START Supplied material

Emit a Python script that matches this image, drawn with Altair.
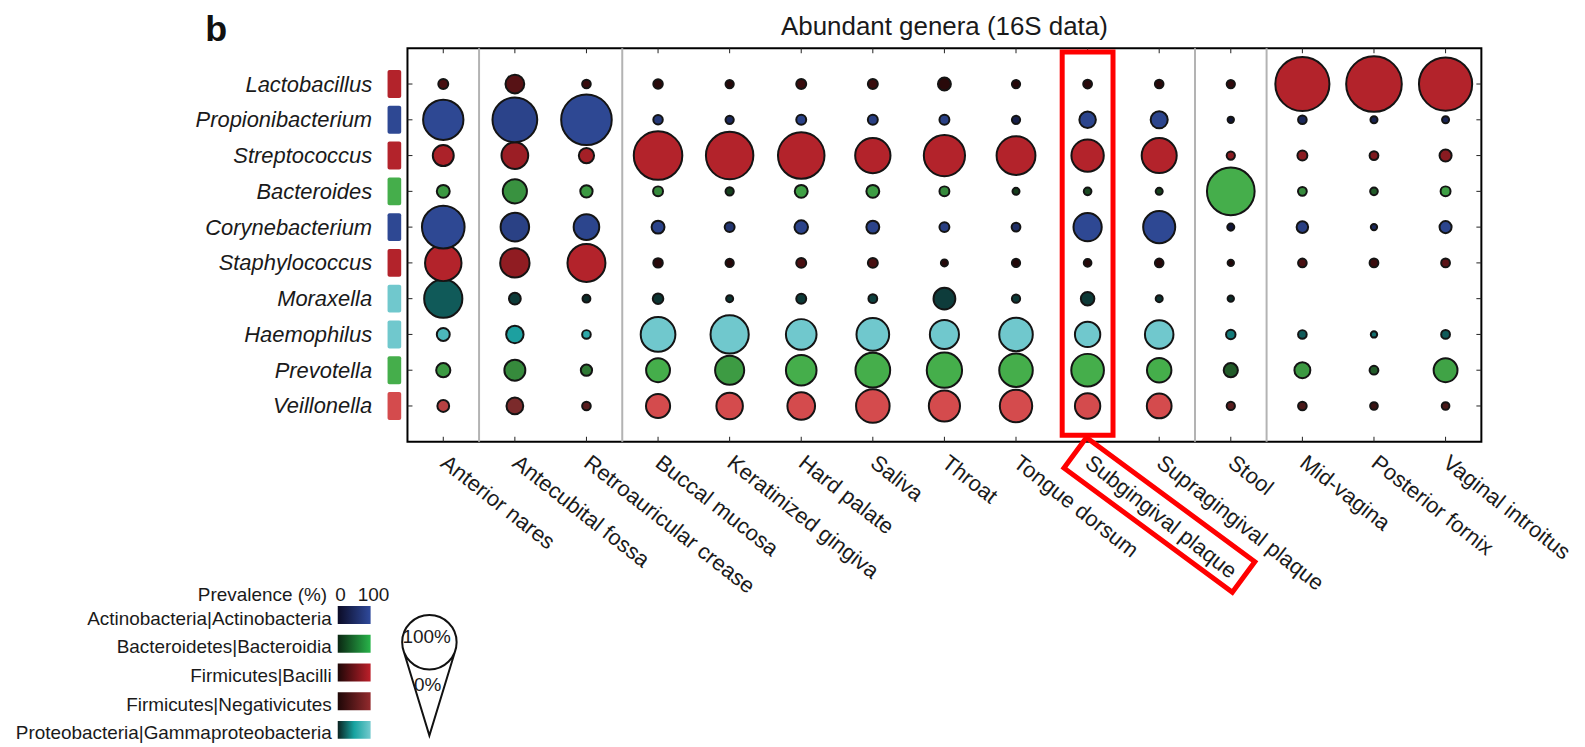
import json
import altair as alt
import pandas as pd

FONT = "Liberation Sans"

# ---------------- data ----------------
sites = ["Anterior nares", "Antecubital fossa", "Retroauricular crease", "Buccal mucosa",
         "Keratinized gingiva", "Hard palate", "Saliva", "Throat", "Tongue dorsum",
         "Subgingival plaque", "Supragingival plaque", "Stool", "Mid-vagina",
         "Posterior fornix", "Vaginal introitus"]
site_groups = ["Airways", "Skin", "Skin", "Oral", "Oral", "Oral", "Oral", "Oral", "Oral",
               "Oral", "Oral", "Gut", "Urogenital", "Urogenital", "Urogenital"]
highlighted_site = "Subgingival plaque"

genera = ["Lactobacillus", "Propionibacterium", "Streptococcus", "Bacteroides",
          "Corynebacterium", "Staphylococcus", "Moraxella", "Haemophilus",
          "Prevotella", "Veillonella"]
genus_class = ["Firmicutes|Bacilli", "Actinobacteria|Actinobacteria", "Firmicutes|Bacilli",
               "Bacteroidetes|Bacteroidia", "Actinobacteria|Actinobacteria", "Firmicutes|Bacilli",
               "Proteobacteria|Gammaproteobacteria", "Proteobacteria|Gammaproteobacteria",
               "Bacteroidetes|Bacteroidia", "Firmicutes|Negativicutes"]

classes = ["Actinobacteria|Actinobacteria", "Bacteroidetes|Bacteroidia", "Firmicutes|Bacilli",
           "Firmicutes|Negativicutes", "Proteobacteria|Gammaproteobacteria"]
class_prev_domain = [[0, 100], [0, 100], [0, 100], [0, 100], [0, 70, 100]]
class_colors = [["#0a0a22", "#2e4893"], ["#0a2412", "#45ae4b"], ["#1a0606", "#b3232b"],
                ["#1a0606", "#d44b4d"], ["#0b2220", "#179d9d", "#70c8cd"]]
legend_colors = [["#0b0b26", "#2f4a9c"], ["#0a2612", "#28b44a"], ["#1e0707", "#bd1f2a"],
                 ["#1e0707", "#932a2d"], ["#0b2220", "#17a3a0", "#74cace"]]

# relative abundance (size) per site, in site order
lactobacillus_abund = [3.2, 11.4, 2.4, 2.9, 2.2, 3.2, 3.2, 5.4, 2.2, 2.5, 2.4, 2.2, 94.7, 100, 91.6]
propionibacterium_abund = [52.6, 64.8, 82.7, 2.9, 2.2, 3.2, 3.2, 3.2, 2.2, 8.8, 9.4, 1.3, 2.4, 1.6, 1.6]
streptococcus_abund = [14.2, 23.1, 7.5, 76.2, 72.7, 70.0, 40.3, 54.9, 48.8, 33.9, 39.7, 2.2, 3.2, 2.5, 4.7]
bacteroides_abund = [5.4, 18.8, 4.9, 3.2, 2.2, 5.4, 5.4, 3.2, 1.6, 1.9, 1.6, 73.5, 2.5, 1.9, 3.2]
corynebacterium_abund = [58.8, 26.3, 21.2, 5.4, 3.2, 5.9, 5.4, 3.2, 2.5, 25.8, 33.2, 1.6, 4.3, 1.3, 4.7]
staphylococcus_abund = [43.0, 27.9, 46.6, 2.9, 2.2, 3.2, 3.2, 1.6, 2.2, 1.9, 2.4, 1.3, 2.4, 2.5, 2.5]
moraxella_abund = [47.2, 4.5, 2.0, 3.6, 1.6, 3.2, 2.5, 15.4, 2.2, 5.9, 1.6, 1.3, None, None, None]
haemophilus_abund = [5.4, 9.8, 2.4, 38.9, 47.2, 30.3, 34.5, 27.4, 36.4, 20.8, 26.3, 2.9, 2.4, 1.3, 2.5]
prevotella_abund = [6.5, 14.2, 4.1, 18.4, 27.4, 30.3, 38.9, 40.3, 36.4, 34.5, 19.3, 6.5, 8.2, 2.5, 18.4]
veillonella_abund = [4.5, 9.1, 2.4, 18.8, 22.7, 24.7, 36.4, 31.4, 33.9, 20.8, 19.8, 2.2, 2.4, 1.9, 1.9]

# prevalence (%) per site, in site order
lactobacillus_prev = [30, 40, 20, 10, 8, 20, 20, 10, 8, 10, 10, 15, 100, 100, 100]
propionibacterium_prev = [100, 92, 100, 76, 50, 90, 85, 88, 35, 95, 95, 17, 50, 40, 45]
streptococcus_prev = [95, 84, 90, 100, 100, 100, 100, 100, 100, 100, 100, 73, 73, 65, 73]
bacteroides_prev = [85, 80, 85, 74, 20, 90, 88, 74, 18, 27, 20, 100, 74, 40, 90]
corynebacterium_prev = [100, 88, 95, 92, 69, 92, 92, 85, 60, 100, 100, 20, 85, 50, 95]
staphylococcus_prev = [100, 77, 100, 10, 8, 31, 30, 8, 5, 8, 8, 5, 31, 21, 42]
moraxella_prev = [32, 14, 5, 10, 10, 13, 17, 15, 13, 13, 10, 5, None, None, None]
haemophilus_prev = [88, 72, 78, 100, 100, 100, 100, 100, 100, 100, 100, 50, 32, 44, 32]
prevotella_prev = [85, 74, 62, 100, 86, 100, 100, 100, 100, 100, 100, 40, 85, 40, 92]
veillonella_prev = [85, 52, 34, 100, 100, 100, 100, 100, 100, 100, 100, 34, 26, 17, 26]

abund_lists = [lactobacillus_abund, propionibacterium_abund, streptococcus_abund, bacteroides_abund,
               corynebacterium_abund, staphylococcus_abund, moraxella_abund, haemophilus_abund,
               prevotella_abund, veillonella_abund]
prev_lists = [lactobacillus_prev, propionibacterium_prev, streptococcus_prev, bacteroides_prev,
              corynebacterium_prev, staphylococcus_prev, moraxella_prev, haemophilus_prev,
              prevotella_prev, veillonella_prev]

# ---------------- tables ----------------
rows = []
for gi, g in enumerate(genera):
    for si, s in enumerate(sites):
        a = abund_lists[gi][si]
        if a is None:
            continue
        rows.append({"genus": g, "row": gi, "col": si, "site": s, "cls": genus_class[gi],
                     "abundance": a, "prevalence": prev_lists[gi][si]})
cells = pd.DataFrame(rows)

col_df = pd.DataFrame({"col": list(range(len(sites)))})
row_df = pd.DataFrame({"row": list(range(len(genera))), "genus": genera, "cls": genus_class})
seps = [i + 0.5 for i in range(len(sites) - 1) if site_groups[i] != site_groups[i + 1]]
sep_df = pd.DataFrame({"sep": seps})
hl_df = pd.DataFrame({"col": [sites.index(highlighted_site)]})
dummy = pd.DataFrame({"d": [0]})

# ---------------- scales / axes ----------------
W, H = 1078, 395
NX, NY = len(sites), len(genera)
xstep = W / NX
ystep = H / (NY + 1)
xs = alt.Scale(domain=[-0.5, NX - 0.5], nice=False, zero=False)
ys = alt.Scale(domain=[-1, NY], reverse=True, nice=False, zero=False)

xaxis = alt.Axis(values=list(range(NX)), labelExpr=f"{json.dumps(sites)}[datum.value]",
                 labelAngle=38, labelAlign="left", labelBaseline="top", labelFontSize=22,
                 labelFont=FONT, labelColor="#1a1a1a", ticks=False, domain=False, grid=False,
                 title=None, labelPadding=10, labelOffset=6, labelOverlap=False,
                 labelFlush=False, labelLimit=0)
yaxis = alt.Axis(values=list(range(NY)), labelExpr=f"{json.dumps(genera)}[datum.value]",
                 labelFontSize=22, labelFontStyle="italic", labelFont=FONT, labelColor="#1a1a1a",
                 labelPadding=36, ticks=False, domain=False, grid=False, title=None,
                 labelOverlap=False, labelFlush=False, labelBaseline="middle", labelLimit=0)

X = lambda f: alt.X(f, scale=xs, axis=xaxis)
Y = lambda f: alt.Y(f, scale=ys, axis=yaxis)

layers = []

# group separators
layers.append(alt.Chart(sep_df).transform_calculate(y0="-1", y1=str(NY)).mark_rule(
    color="#b3b3b3", strokeWidth=2).encode(x=X("sep:Q"), y=Y("y0:Q"), y2="y1:Q"))

# inward ticks
tx = 5 / xstep
ty = 5 / ystep
layers.append(alt.Chart(col_df).transform_calculate(y0=str(NY), y1=str(NY - ty)).mark_rule(
    color="#222", strokeWidth=1).encode(x=X("col:Q"), y=Y("y0:Q"), y2="y1:Q"))
layers.append(alt.Chart(col_df).transform_calculate(y0="-1", y1=str(-1 + ty)).mark_rule(
    color="#222", strokeWidth=1).encode(x=X("col:Q"), y=Y("y0:Q"), y2="y1:Q"))
layers.append(alt.Chart(row_df).transform_calculate(x0=str(-0.5), x1=str(-0.5 + tx)).mark_rule(
    color="#222", strokeWidth=1).encode(x=X("x0:Q"), x2="x1:Q", y=Y("row:Q")))
layers.append(alt.Chart(row_df).transform_calculate(x0=str(NX - 0.5), x1=str(NX - 0.5 - tx)).mark_rule(
    color="#222", strokeWidth=1).encode(x=X("x0:Q"), x2="x1:Q", y=Y("row:Q")))

# bubbles, one layer per genus (bottom row drawn first)
size_scale = alt.Scale(domain=[0, 100], range=[0, 3117], zero=True)
for gi in reversed(range(NY)):
    ci = classes.index(genus_class[gi])
    layers.append(
        alt.Chart(cells).transform_filter(alt.datum.genus == genera[gi]).mark_circle(
            stroke="#141414", strokeWidth=2, opacity=1).encode(
            x=X("col:Q"), y=Y("row:Q"),
            size=alt.Size("abundance:Q", scale=size_scale, legend=None),
            color=alt.Color("prevalence:Q", legend=None,
                            scale=alt.Scale(domain=class_prev_domain[ci], range=class_colors[ci],
                                            interpolate="rgb"))))

# class colour squares beside genus names
layers.append(alt.Chart(row_df).transform_calculate(
    y0="datum.row - 0.39", y1="datum.row + 0.39").mark_rect(cornerRadius=2).encode(
    x=alt.value(-20), x2=alt.value(-6.3), y=Y("y0:Q"), y2="y1:Q",
    color=alt.Color("cls:N", legend=None,
                    scale=alt.Scale(domain=classes, range=[c[-1] for c in class_colors]))))

# highlight box around one site column
layers.append(alt.Chart(hl_df).transform_calculate(
    x0="datum.col - 0.355", x1="datum.col + 0.355", y0="-0.894", y1="9.82").mark_rect(
    fillOpacity=0, stroke="#ff0000", strokeWidth=5).encode(
    x=X("x0:Q"), x2="x1:Q", y=Y("y0:Q"), y2="y1:Q"))

# rotated box around its label
layers.append(alt.Chart(dummy).mark_point(
    shape="M-1,-0.181L1,-0.181L1,0.181L-1,0.181Z", size=44100, angle=36.4, filled=False,
    stroke="#ff0000", color="#ff0000", strokeWidth=5, opacity=1).encode(
    x=alt.value(754.8), y=alt.value(468.4)))

# title and panel letter
layers.append(alt.Chart(dummy).mark_text(
    text="Abundant genera (16S data)", font=FONT, fontSize=26, color="#1a1a1a",
    align="center", baseline="alphabetic").encode(x=alt.value(W / 2), y=alt.value(-13.7)))
layers.append(alt.Chart(dummy).mark_text(
    text="b", font=FONT, fontSize=36, fontWeight="bold", color="#111",
    align="left", baseline="alphabetic").encode(x=alt.value(-203), y=alt.value(-7.7)))

# legend: prevalence gradients
layers.append(alt.Chart(dummy).mark_text(
    text="Prevalence (%)", font=FONT, fontSize=19, color="#1a1a1a", align="right",
    baseline="alphabetic").encode(x=alt.value(-80.7), y=alt.value(554.7)))
layers.append(alt.Chart(dummy).mark_text(
    text="0", font=FONT, fontSize=19, color="#1a1a1a", align="center",
    baseline="alphabetic").encode(x=alt.value(-67.3), y=alt.value(554.7)))
layers.append(alt.Chart(dummy).mark_text(
    text="100", font=FONT, fontSize=19, color="#1a1a1a", align="center",
    baseline="alphabetic").encode(x=alt.value(-34), y=alt.value(554.7)))
for i, c in enumerate(classes):
    top = 560 + 28.8 * i
    cols = legend_colors[i]
    stops = [alt.GradientStop(color=col, offset=k / (len(cols) - 1)) for k, col in enumerate(cols)]
    layers.append(alt.Chart(dummy).mark_rect(
        fill=alt.LinearGradient(gradient="linear", stops=stops, x1=0, x2=1, y1=0, y2=0)).encode(
        x=alt.value(-70), x2=alt.value(-37), y=alt.value(top), y2=alt.value(top + 18)))
    layers.append(alt.Chart(dummy).mark_text(
        text=c, font=FONT, fontSize=19, color="#1a1a1a", align="right",
        baseline="alphabetic").encode(x=alt.value(-76), y=alt.value(top + 18.5)))

# legend: size glyph (cone)
cone = ("M0,-0.982A0.448,0.448,0,1,1,0,-0.086A0.448,0.448,0,1,1,0,-0.982Z"
        "M-0.428,-0.403L0,1L0.428,-0.403")
layers.append(alt.Chart(dummy).mark_point(
    shape=cone, size=14884, filled=False, stroke="#111", color="#111", strokeWidth=2,
    opacity=1).encode(x=alt.value(22), y=alt.value(628.85)))
layers.append(alt.Chart(dummy).mark_text(
    text="100%", font=FONT, fontSize=19, color="#1a1a1a", align="center",
    baseline="middle").encode(x=alt.value(19.3), y=alt.value(591.3)))
layers.append(alt.Chart(dummy).mark_text(
    text="0%", font=FONT, fontSize=19, color="#1a1a1a", align="center",
    baseline="middle").encode(x=alt.value(20.3), y=alt.value(639.7)))

chart = alt.layer(*layers).resolve_scale(color="independent").properties(
    width=W, height=H,
    autosize=alt.AutoSizeParams(type="none"),
    padding={"left": 401, "top": 39, "right": 96, "bottom": 304},
    background="white",
).configure_view(stroke="black", strokeWidth=2)

chart.save("out.html", embed_options={"renderer": "svg", "actions": False})
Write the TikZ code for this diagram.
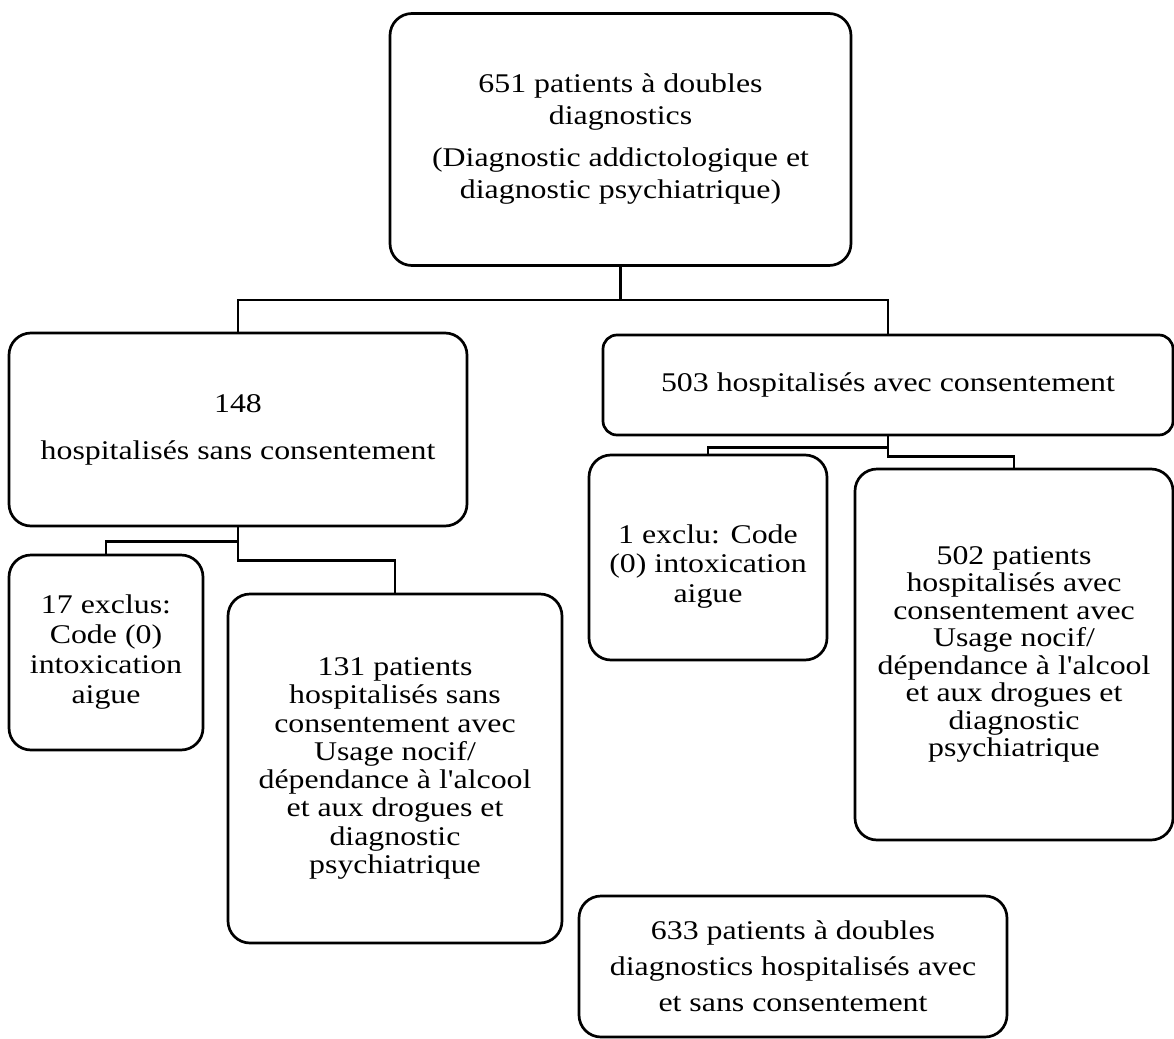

END Supplied material

**Exercise instructions**
Keep only those lines of the records that hold "this", and return them.

**The output**
Emit a Python script that matches this image, drawn with Altair.
Write the TikZ code for this diagram.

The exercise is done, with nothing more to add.